Challenge ▸
Output nothing but the lines from the one with "Clone this chart in Plotly." through the one with "Sans Condensed, Liberation", including both. Leave the pictures out of the copy.

Information supplied ▸
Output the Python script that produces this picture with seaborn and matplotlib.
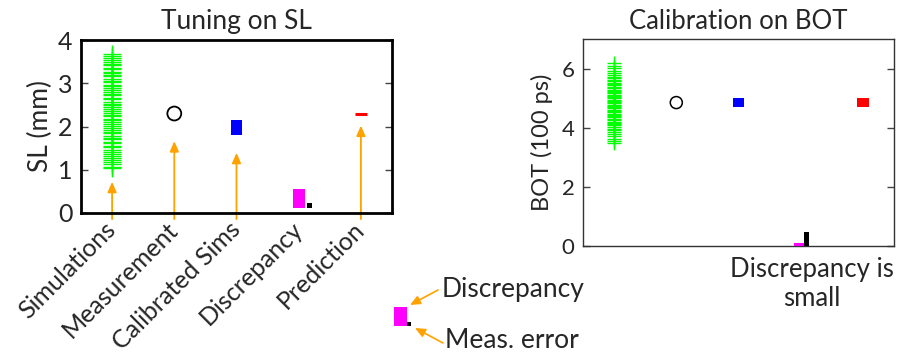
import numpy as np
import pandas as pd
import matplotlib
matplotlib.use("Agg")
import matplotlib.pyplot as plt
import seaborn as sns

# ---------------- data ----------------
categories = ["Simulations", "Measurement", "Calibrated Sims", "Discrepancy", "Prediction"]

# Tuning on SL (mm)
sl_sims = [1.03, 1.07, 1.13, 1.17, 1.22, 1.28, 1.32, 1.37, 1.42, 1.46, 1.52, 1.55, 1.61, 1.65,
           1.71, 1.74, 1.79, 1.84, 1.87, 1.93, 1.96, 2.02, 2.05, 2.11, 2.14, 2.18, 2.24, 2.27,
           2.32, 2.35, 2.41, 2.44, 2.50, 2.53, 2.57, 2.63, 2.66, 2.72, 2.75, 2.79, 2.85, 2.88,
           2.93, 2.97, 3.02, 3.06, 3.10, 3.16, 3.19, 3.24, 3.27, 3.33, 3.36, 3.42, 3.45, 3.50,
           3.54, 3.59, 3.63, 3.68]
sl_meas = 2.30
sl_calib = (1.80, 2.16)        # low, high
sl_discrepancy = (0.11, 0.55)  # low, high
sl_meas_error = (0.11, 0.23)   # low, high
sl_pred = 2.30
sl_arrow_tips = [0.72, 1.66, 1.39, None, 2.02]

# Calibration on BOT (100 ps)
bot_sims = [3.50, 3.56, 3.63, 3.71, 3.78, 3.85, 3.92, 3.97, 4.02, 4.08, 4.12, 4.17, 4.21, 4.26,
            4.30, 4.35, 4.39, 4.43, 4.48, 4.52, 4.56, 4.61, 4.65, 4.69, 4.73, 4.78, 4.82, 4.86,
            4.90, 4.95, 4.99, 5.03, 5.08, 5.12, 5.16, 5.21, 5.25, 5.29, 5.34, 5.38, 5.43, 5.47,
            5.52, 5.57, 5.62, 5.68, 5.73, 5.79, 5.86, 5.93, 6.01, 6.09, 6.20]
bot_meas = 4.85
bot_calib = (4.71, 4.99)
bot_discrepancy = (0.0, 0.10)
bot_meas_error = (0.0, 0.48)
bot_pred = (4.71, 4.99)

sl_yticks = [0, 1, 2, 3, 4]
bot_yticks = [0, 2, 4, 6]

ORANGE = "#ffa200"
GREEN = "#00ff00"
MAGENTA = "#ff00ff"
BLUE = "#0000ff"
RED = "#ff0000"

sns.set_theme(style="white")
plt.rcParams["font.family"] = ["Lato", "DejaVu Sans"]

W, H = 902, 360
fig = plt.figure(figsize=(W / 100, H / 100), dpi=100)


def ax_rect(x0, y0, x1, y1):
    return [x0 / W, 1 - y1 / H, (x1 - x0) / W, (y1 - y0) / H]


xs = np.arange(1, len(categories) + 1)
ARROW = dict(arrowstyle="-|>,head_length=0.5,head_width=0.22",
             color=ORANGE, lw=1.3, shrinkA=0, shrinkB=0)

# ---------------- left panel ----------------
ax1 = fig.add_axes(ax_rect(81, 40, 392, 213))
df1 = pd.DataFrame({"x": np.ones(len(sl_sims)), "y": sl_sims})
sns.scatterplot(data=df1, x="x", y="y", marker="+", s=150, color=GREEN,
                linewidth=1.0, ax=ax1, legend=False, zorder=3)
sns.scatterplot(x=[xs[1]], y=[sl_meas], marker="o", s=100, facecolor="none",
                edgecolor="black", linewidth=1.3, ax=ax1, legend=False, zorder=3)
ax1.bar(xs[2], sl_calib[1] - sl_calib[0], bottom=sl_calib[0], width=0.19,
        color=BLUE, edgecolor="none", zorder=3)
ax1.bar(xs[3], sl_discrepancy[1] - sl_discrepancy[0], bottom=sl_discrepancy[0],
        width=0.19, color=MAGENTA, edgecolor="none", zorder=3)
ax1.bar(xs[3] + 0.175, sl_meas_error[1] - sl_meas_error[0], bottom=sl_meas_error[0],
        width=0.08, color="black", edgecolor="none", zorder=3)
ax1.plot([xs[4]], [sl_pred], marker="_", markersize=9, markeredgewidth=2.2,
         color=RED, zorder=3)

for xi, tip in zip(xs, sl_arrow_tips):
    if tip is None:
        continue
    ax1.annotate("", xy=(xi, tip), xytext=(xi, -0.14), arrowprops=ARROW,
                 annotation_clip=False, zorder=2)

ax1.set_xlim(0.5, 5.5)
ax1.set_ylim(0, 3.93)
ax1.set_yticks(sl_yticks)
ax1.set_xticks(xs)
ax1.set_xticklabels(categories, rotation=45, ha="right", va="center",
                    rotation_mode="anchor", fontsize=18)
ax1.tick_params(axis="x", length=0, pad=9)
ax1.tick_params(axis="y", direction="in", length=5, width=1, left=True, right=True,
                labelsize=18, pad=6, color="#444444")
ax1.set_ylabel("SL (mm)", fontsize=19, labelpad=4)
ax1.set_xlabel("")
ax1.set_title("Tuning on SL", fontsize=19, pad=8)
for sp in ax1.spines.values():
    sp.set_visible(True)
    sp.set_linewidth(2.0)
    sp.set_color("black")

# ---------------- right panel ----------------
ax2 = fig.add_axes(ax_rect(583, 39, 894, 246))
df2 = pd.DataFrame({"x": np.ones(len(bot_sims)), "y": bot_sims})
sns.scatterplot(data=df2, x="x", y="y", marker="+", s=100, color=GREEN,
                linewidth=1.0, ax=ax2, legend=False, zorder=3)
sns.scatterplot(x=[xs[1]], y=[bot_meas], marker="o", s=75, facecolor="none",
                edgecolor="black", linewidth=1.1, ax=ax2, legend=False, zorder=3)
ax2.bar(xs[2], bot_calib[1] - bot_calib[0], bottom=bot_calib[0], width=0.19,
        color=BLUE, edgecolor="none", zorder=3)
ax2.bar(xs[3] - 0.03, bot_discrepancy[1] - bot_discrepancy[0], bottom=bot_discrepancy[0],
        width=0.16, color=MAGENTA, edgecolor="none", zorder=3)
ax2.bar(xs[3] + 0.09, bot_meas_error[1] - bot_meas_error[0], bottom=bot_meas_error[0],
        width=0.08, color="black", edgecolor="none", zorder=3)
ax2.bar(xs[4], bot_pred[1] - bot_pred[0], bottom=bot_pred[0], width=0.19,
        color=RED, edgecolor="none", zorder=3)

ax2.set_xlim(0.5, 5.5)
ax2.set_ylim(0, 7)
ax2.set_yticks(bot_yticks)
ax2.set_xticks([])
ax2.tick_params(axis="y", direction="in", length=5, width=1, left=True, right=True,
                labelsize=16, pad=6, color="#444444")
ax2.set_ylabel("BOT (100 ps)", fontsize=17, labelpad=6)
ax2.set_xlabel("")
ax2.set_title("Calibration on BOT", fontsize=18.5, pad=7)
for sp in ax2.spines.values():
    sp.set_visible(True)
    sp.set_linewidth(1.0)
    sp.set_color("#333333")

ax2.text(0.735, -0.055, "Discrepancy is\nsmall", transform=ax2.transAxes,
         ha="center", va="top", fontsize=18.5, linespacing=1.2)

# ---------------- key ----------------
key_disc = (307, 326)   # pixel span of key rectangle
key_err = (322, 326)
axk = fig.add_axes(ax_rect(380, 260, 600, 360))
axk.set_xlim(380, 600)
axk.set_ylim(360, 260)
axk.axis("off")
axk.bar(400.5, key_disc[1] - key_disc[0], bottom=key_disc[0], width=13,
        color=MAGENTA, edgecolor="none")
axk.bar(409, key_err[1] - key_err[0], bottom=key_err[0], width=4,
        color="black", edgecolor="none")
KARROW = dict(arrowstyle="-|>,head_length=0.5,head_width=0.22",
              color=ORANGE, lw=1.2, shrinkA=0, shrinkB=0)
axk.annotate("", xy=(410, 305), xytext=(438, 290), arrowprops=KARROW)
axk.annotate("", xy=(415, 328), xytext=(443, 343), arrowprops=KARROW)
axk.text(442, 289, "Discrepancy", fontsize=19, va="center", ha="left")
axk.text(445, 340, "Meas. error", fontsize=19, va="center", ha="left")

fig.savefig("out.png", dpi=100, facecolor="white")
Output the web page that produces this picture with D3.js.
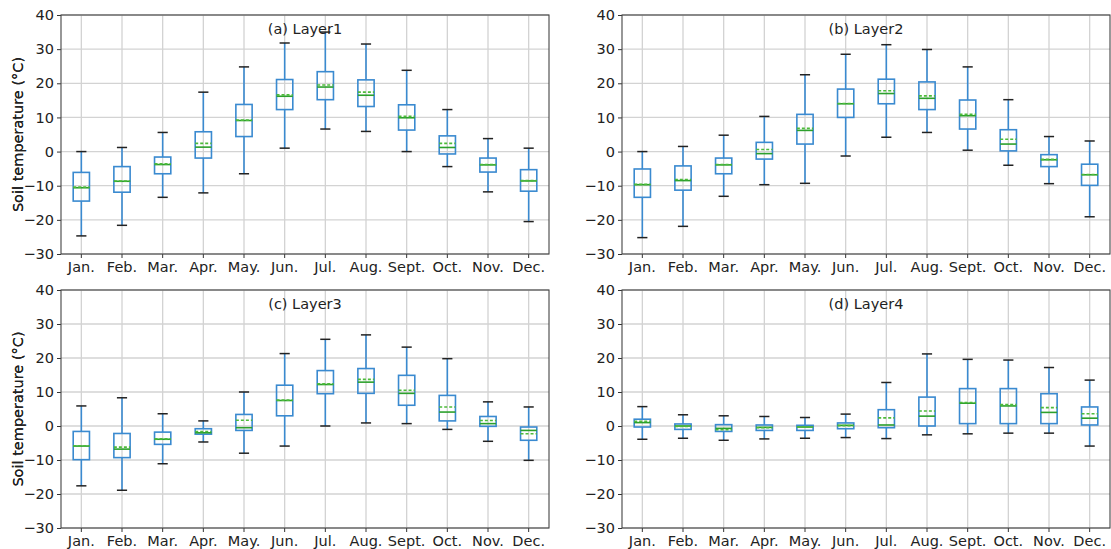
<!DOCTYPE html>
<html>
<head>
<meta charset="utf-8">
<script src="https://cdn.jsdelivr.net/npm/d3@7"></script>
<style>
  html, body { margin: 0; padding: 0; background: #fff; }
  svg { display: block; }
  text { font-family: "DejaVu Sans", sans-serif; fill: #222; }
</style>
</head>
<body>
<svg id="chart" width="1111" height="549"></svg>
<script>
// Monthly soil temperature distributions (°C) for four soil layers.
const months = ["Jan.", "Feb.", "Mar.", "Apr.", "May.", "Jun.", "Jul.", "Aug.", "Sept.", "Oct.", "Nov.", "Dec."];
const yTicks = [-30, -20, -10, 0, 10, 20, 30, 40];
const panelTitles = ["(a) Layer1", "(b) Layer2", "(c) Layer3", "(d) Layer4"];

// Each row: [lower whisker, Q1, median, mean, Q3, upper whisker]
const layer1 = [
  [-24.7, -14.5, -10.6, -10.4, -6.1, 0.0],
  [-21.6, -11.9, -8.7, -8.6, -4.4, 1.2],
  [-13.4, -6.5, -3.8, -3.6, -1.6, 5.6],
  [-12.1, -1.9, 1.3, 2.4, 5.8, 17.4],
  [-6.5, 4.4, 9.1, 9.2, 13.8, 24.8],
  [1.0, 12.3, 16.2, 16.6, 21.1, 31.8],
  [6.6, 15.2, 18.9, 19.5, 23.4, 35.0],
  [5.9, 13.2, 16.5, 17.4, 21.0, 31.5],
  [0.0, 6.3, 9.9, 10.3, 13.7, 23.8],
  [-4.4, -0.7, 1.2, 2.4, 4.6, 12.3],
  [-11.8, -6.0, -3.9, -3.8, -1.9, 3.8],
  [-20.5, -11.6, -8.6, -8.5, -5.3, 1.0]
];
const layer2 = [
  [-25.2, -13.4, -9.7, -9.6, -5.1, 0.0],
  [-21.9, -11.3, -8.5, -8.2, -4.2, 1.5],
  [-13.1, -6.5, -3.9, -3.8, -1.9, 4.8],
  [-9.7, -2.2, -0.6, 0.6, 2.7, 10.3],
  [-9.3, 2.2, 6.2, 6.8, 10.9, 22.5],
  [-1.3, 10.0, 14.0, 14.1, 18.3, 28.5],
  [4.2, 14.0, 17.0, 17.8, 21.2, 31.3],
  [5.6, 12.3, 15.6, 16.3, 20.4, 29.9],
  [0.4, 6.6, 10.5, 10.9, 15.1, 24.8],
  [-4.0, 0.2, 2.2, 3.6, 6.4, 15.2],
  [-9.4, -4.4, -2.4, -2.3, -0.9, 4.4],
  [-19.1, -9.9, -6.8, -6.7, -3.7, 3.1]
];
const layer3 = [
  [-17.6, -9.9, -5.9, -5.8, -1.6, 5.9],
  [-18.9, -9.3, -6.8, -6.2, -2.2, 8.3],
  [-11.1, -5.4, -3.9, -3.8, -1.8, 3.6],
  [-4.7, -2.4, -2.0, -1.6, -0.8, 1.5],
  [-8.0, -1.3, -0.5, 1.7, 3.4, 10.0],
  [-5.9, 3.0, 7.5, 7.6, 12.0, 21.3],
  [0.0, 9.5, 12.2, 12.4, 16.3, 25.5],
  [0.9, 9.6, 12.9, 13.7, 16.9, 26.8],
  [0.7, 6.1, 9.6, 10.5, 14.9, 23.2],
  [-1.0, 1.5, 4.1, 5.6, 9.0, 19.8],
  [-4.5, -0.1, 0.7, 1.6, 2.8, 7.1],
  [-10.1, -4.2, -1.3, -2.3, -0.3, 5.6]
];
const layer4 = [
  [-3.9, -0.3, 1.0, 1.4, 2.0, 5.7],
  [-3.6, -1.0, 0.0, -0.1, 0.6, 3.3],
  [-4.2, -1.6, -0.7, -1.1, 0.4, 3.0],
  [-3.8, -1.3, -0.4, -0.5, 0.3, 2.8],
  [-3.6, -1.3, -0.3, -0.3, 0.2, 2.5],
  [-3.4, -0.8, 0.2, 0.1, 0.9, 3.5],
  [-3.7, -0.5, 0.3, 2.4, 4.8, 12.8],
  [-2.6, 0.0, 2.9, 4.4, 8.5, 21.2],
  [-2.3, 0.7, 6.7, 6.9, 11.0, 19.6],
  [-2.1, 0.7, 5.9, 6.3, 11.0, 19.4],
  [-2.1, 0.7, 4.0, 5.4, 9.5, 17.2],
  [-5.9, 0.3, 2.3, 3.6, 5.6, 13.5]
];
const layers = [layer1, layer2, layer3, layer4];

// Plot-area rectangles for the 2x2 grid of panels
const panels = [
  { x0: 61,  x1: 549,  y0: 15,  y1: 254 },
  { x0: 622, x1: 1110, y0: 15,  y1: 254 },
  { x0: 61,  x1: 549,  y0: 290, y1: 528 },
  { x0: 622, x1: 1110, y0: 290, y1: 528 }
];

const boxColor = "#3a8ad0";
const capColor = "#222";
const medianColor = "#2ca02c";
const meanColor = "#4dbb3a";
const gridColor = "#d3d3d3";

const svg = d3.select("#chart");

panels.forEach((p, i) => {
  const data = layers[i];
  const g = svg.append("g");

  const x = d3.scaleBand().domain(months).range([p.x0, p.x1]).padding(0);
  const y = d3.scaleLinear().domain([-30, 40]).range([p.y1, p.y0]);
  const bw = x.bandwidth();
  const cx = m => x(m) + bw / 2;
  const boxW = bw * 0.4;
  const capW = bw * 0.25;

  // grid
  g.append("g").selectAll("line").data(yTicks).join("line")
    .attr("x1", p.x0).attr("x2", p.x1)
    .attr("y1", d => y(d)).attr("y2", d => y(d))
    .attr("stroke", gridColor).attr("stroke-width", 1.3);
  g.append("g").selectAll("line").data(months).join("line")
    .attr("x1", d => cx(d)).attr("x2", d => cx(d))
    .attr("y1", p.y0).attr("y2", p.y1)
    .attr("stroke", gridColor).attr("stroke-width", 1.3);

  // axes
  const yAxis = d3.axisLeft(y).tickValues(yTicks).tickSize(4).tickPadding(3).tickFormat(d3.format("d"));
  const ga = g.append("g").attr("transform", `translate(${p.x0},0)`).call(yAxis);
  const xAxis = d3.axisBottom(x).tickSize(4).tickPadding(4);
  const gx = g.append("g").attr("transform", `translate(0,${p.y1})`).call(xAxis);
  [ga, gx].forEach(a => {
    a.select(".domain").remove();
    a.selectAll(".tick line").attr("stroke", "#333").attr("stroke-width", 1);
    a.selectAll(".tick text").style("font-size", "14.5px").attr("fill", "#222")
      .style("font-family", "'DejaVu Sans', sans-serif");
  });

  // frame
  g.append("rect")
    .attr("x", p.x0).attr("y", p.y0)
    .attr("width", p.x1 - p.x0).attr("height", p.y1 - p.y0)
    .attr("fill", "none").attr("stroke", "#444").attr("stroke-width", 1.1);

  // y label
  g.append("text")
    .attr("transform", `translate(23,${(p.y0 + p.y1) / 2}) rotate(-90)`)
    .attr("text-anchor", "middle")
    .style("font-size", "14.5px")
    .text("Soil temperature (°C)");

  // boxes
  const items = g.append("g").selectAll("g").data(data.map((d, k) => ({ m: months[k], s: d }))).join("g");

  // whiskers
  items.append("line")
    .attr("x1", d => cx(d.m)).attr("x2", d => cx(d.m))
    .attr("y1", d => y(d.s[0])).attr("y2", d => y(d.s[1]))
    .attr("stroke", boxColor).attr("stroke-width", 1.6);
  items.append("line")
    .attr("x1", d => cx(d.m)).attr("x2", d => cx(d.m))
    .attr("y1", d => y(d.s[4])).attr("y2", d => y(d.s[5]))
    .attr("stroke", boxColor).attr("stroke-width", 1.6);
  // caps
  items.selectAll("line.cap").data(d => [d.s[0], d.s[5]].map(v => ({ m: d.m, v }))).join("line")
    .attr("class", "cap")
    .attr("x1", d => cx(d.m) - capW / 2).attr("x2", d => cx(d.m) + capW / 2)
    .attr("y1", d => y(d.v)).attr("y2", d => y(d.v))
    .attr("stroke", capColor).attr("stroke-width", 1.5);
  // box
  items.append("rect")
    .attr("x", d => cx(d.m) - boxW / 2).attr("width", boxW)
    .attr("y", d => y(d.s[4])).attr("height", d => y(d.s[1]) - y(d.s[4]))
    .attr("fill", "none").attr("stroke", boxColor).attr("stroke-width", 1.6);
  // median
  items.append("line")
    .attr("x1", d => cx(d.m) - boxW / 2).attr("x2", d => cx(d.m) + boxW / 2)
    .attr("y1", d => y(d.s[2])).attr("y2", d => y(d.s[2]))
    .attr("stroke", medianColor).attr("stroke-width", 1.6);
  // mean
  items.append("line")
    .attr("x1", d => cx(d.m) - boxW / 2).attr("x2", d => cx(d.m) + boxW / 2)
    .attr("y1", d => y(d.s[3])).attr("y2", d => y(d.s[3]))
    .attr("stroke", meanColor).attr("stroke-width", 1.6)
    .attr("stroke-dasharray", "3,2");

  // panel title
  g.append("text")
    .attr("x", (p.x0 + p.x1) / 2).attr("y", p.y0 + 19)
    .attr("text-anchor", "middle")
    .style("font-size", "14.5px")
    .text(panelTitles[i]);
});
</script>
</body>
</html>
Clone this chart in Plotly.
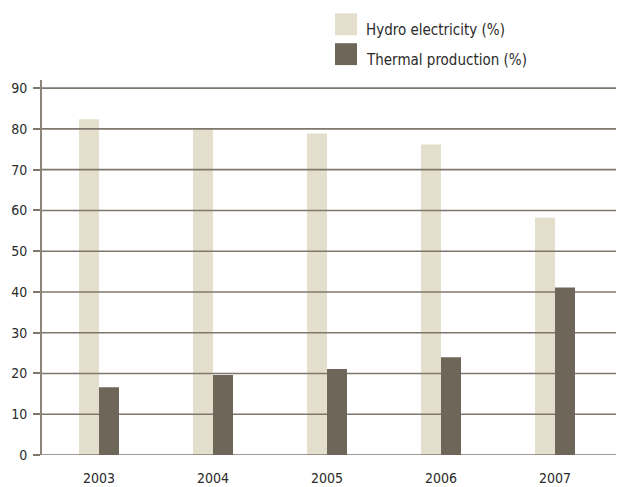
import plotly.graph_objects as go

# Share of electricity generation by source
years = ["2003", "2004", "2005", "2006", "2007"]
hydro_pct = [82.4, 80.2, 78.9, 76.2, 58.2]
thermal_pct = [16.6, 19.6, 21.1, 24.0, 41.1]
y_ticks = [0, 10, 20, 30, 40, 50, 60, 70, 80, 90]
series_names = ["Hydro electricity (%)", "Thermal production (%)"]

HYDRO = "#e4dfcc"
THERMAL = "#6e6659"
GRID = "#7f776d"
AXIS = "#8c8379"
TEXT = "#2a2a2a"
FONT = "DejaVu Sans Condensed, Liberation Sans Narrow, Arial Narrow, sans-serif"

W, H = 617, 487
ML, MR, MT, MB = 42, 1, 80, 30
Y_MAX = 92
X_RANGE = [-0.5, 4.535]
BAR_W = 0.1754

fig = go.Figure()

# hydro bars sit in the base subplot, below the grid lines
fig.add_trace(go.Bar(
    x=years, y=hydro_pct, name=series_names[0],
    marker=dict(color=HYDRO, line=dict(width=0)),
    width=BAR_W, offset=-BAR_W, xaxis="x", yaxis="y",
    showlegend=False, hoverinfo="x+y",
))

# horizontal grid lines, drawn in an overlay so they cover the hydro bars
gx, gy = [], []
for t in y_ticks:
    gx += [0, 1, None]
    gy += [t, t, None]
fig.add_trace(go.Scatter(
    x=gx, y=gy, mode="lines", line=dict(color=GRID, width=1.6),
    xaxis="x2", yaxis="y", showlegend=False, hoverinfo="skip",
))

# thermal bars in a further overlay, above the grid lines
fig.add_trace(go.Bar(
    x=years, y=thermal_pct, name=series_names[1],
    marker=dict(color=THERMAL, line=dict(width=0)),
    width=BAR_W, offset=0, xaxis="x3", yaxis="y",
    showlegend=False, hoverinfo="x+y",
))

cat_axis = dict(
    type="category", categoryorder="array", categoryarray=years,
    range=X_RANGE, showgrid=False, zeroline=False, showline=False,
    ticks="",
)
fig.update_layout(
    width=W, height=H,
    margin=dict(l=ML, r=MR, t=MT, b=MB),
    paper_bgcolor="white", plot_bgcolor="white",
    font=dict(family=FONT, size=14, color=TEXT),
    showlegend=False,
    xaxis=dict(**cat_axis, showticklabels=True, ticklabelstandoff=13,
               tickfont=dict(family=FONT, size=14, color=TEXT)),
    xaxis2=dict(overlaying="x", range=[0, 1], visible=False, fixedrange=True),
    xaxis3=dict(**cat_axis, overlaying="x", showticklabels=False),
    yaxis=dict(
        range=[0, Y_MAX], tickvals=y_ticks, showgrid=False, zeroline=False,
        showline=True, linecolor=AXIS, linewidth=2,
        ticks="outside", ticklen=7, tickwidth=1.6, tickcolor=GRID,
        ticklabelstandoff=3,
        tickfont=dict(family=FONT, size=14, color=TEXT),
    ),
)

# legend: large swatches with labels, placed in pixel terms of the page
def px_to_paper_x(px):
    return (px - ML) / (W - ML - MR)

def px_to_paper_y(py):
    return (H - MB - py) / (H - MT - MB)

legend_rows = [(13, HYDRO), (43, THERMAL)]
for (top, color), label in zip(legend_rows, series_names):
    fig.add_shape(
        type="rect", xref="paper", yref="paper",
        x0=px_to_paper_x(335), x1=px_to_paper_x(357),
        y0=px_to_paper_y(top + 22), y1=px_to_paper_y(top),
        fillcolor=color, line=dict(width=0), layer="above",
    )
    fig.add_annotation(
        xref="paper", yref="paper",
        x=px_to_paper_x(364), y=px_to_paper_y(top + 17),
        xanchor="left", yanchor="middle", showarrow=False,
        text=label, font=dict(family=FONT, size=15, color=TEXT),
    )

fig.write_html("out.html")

Answer to this exercise ▸
Clone this chart in Plotly.
import plotly.graph_objects as go

# Share of electricity generation by source
years = ["2003", "2004", "2005", "2006", "2007"]
hydro_pct = [82.4, 80.2, 78.9, 76.2, 58.2]
thermal_pct = [16.6, 19.6, 21.1, 24.0, 41.1]
y_ticks = [0, 10, 20, 30, 40, 50, 60, 70, 80, 90]
series_names = ["Hydro electricity (%)", "Thermal production (%)"]

HYDRO = "#e4dfcc"
THERMAL = "#6e6659"
GRID = "#7f776d"
AXIS = "#8c8379"
TEXT = "#2a2a2a"
FONT = "DejaVu Sans Condensed, Liberation Sans Narrow, Arial Narrow, sans-serif"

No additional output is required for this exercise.